I wondered if they would be shy. I told them to buy small slurpees so they had enough money. I perceived that their experience would be like mine, and tried to prepare them for the greatest success - go in with enough money, get your goods, flee. I anticipated their anticipation, a little bit of giddiness (freedom!), but no, that was my experience, not theirs. Theirs was full of giddy slurpee-ness joy.  They were all sure of themselves, hopping on their bikes practically running over each other on their way out, and, having none of the reservations I had as a child about speaking, the first thing they did when they got in the store was ask - "How much are the large slurpees? The extra large?" They did some quick math, and realized they each could get a large slurpee, they could get me a small slurpee (how sweet!) and a second root beer. They came home with their bags hanging off their bicycles. They ran outside to show their friends their loot. They have gone to the store, and spent their money. They now know the value of money, the joy of buying precious things.

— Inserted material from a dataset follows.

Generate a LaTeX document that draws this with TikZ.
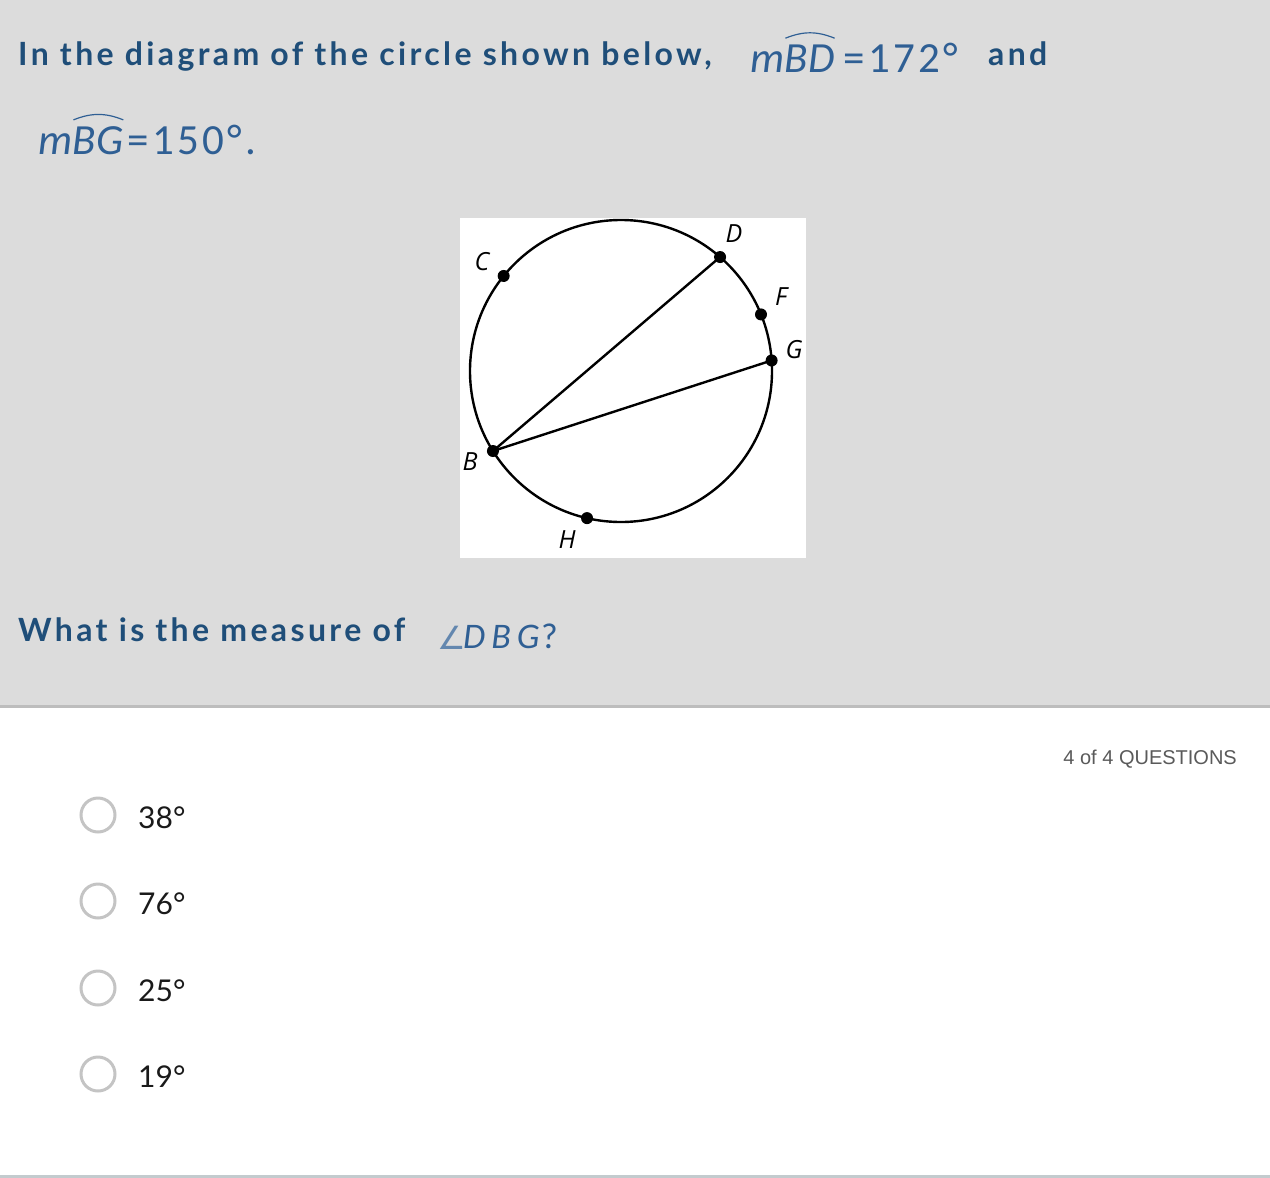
\documentclass[tikz,border=0pt]{standalone}
\usepackage{fontspec}
\usetikzlibrary{calc}
\setmainfont{Lato}
\newfontfamily\headfont[LetterSpace=10.5]{Lato}
\newfontfamily\ansfont{Lato}
\newfontfamily\mathfont{Carlito}
\newfontfamily\mathnumfont[LetterSpace=8]{Carlito}
\newfontfamily\labelfont{Open Sans}
\newfontfamily\uifont{Liberation Sans}
\newfontfamily\symfont{DejaVu Sans}
\definecolor{bggray}{HTML}{DCDCDC}
\definecolor{headblue}{HTML}{1F4E79}
\definecolor{mathblue}{HTML}{2F5F94}
\definecolor{radiogray}{HTML}{C4C4C4}
\definecolor{sepgray}{HTML}{BDBDBD}
\definecolor{uigray}{HTML}{5A5A5A}
\definecolor{anstext}{HTML}{1A1A1A}
\definecolor{botline}{HTML}{C3CBCE}
\tikzset{
  head/.style={anchor=base west, inner sep=0, text=headblue, font=\headfont\bfseries\fontsize{32}{38}\selectfont},
  mathi/.style={anchor=base west, inner sep=0, text=mathblue, font=\mathfont\itshape\fontsize{43}{50}\selectfont},
  mathu/.style={anchor=base west, inner sep=0, text=mathblue, font=\mathnumfont\fontsize{43}{50}\selectfont},
  arcmark/.style={draw=mathblue, line width=1.2pt},
  pt/.style={circle, fill=black, inner sep=0, minimum size=12pt},
  lbl/.style={inner sep=0, font=\labelfont\itshape\fontsize{25}{30}\selectfont},
  chord/.style={line width=2.4pt},
  radio/.style={circle, draw=radiogray, line width=3pt, minimum size=34pt, inner sep=0},
  ans/.style={anchor=base west, inner sep=0, text=anstext, font=\ansfont\fontsize{30}{36}\selectfont},
}
\begin{document}
\begin{tikzpicture}[x=1pt, y=-1pt]
\useasboundingbox (0,0) rectangle (1270,1178);
% backgrounds
\fill[white] (0,0) rectangle (1270,1178);
\fill[bggray] (0,0) rectangle (1270,705);
\fill[sepgray] (0,705) rectangle (1270,708);
\fill[botline] (0,1175) rectangle (1270,1178);
% heading line 1
\node[head] (h1) at (18,65) {In the diagram of the circle shown below,};
\node[mathi] (m1) at (750,72) {m};
\node[mathi] (bd) at (m1.base east) {BD};
\draw[arcmark] ([xshift=1pt,yshift=6pt]bd.north west) to[bend left=22] ([xshift=0pt,yshift=6pt]bd.north east);
\node[mathu] (eq1) at (843,72) {=172°};
\node[head] (and) at (988,65) {and};
% line 2
\node[mathi] (m2) at (38,154) {m};
\node[mathi] (bg) at (m2.base east) {BG};
\draw[arcmark] ([xshift=1pt,yshift=6pt]bg.north west) to[bend left=22] ([xshift=0pt,yshift=6pt]bg.north east);
\node[mathu] (eq2) at (127,154) {=150°.};
% figure
\fill[white] (460,218) rectangle (806,558);
\coordinate (O) at (621,371);
\draw[line width=2.4pt] (O) circle[radius=151pt];
\node[pt] (C) at ($(O)+(141:151pt)$) {};
\node[pt] (D) at ($(O)+(49:151pt)$) {};
\node[pt] (F) at ($(O)+(22:151pt)$) {};
\node[pt] (G) at ($(O)+(4:151pt)$) {};
\node[pt] (B) at ($(O)+(212:151pt)$) {};
\node[pt] (H) at ($(O)+(257:151pt)$) {};
\draw[chord] (B.center) -- (D.center);
\draw[chord] (B.center) -- (G.center);
\node[lbl] (lC) at (482,262) {C};
\node[lbl] (lD) at (734,234) {D};
\node[lbl] (lF) at (781,297) {F};
\node[lbl] (lG) at (794,350) {G};
\node[lbl] (lB) at (470,462) {B};
\node[lbl] (lH) at (567,540) {H};
% question
\node[head] (q) at (18,641) {What is the measure of};
\node[anchor=base west, inner sep=0, text=mathblue!75, font=\symfont\fontsize{32}{38}\selectfont] (ang) at (437,649) {∠};
\node[mathi, font=\mathfont\itshape\fontsize{36}{42}\selectfont] (dbg) at (463,648) {D\,B\,G};
\node[mathu, font=\mathfont\fontsize{36}{42}\selectfont] (qm) at (541,648) {?};
% counter
\node[anchor=base east, inner sep=0, text=uigray, font=\uifont\fontsize{20}{24}\selectfont] (cnt) at (1237,764) {4 of 4 QUESTIONS};
% answers
\node[radio] (r1) at (98,815) {};
\node[ans] (a1) at (138,828) {38°};
\node[radio] (r2) at (98,901) {};
\node[ans] (a2) at (138,914) {76°};
\node[radio] (r3) at (98,988) {};
\node[ans] (a3) at (138,1001) {25°};
\node[radio] (r4) at (98,1074) {};
\node[ans] (a4) at (138,1087) {19°};
\end{tikzpicture}
\end{document}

Thy'll soon have a mall to wander around in bicycling distance. (The advantage of living in an urban area - okay, it's not like, you know, quaint posh magazine urban, but we've got stores, a new mall being built, coffee shops and a fairly decent main street and downtown all within walking or bicycling distance!).

I'm happy they are here, at this stage, and I know two things.
I know they now will desire to have spending money for all the things they can get at the magic 7-11 and other stores - joy for them!
I know now, I can pay to have things done I don't want to do - yay for me!
I"m never going to be able to get away with forgetting to pay their allowance (I'm human!)

It's time to teach them about spending, savings and earnings on a strictly monetary level.
They are going to gorge themselves on slurpees. They are going to become slurpee addicts, and suffer major cold-inflicted headaches. They'll soon have a mall to wander around in bicycling distance. (The advantage of living in an urban area - okay, it's not like, you know, quaint posh magazine urban, but we've got stores, a new mall being built, coffee shops and a fairly decent main street and downtown all within walking or bicycling distance!).

They are growing up.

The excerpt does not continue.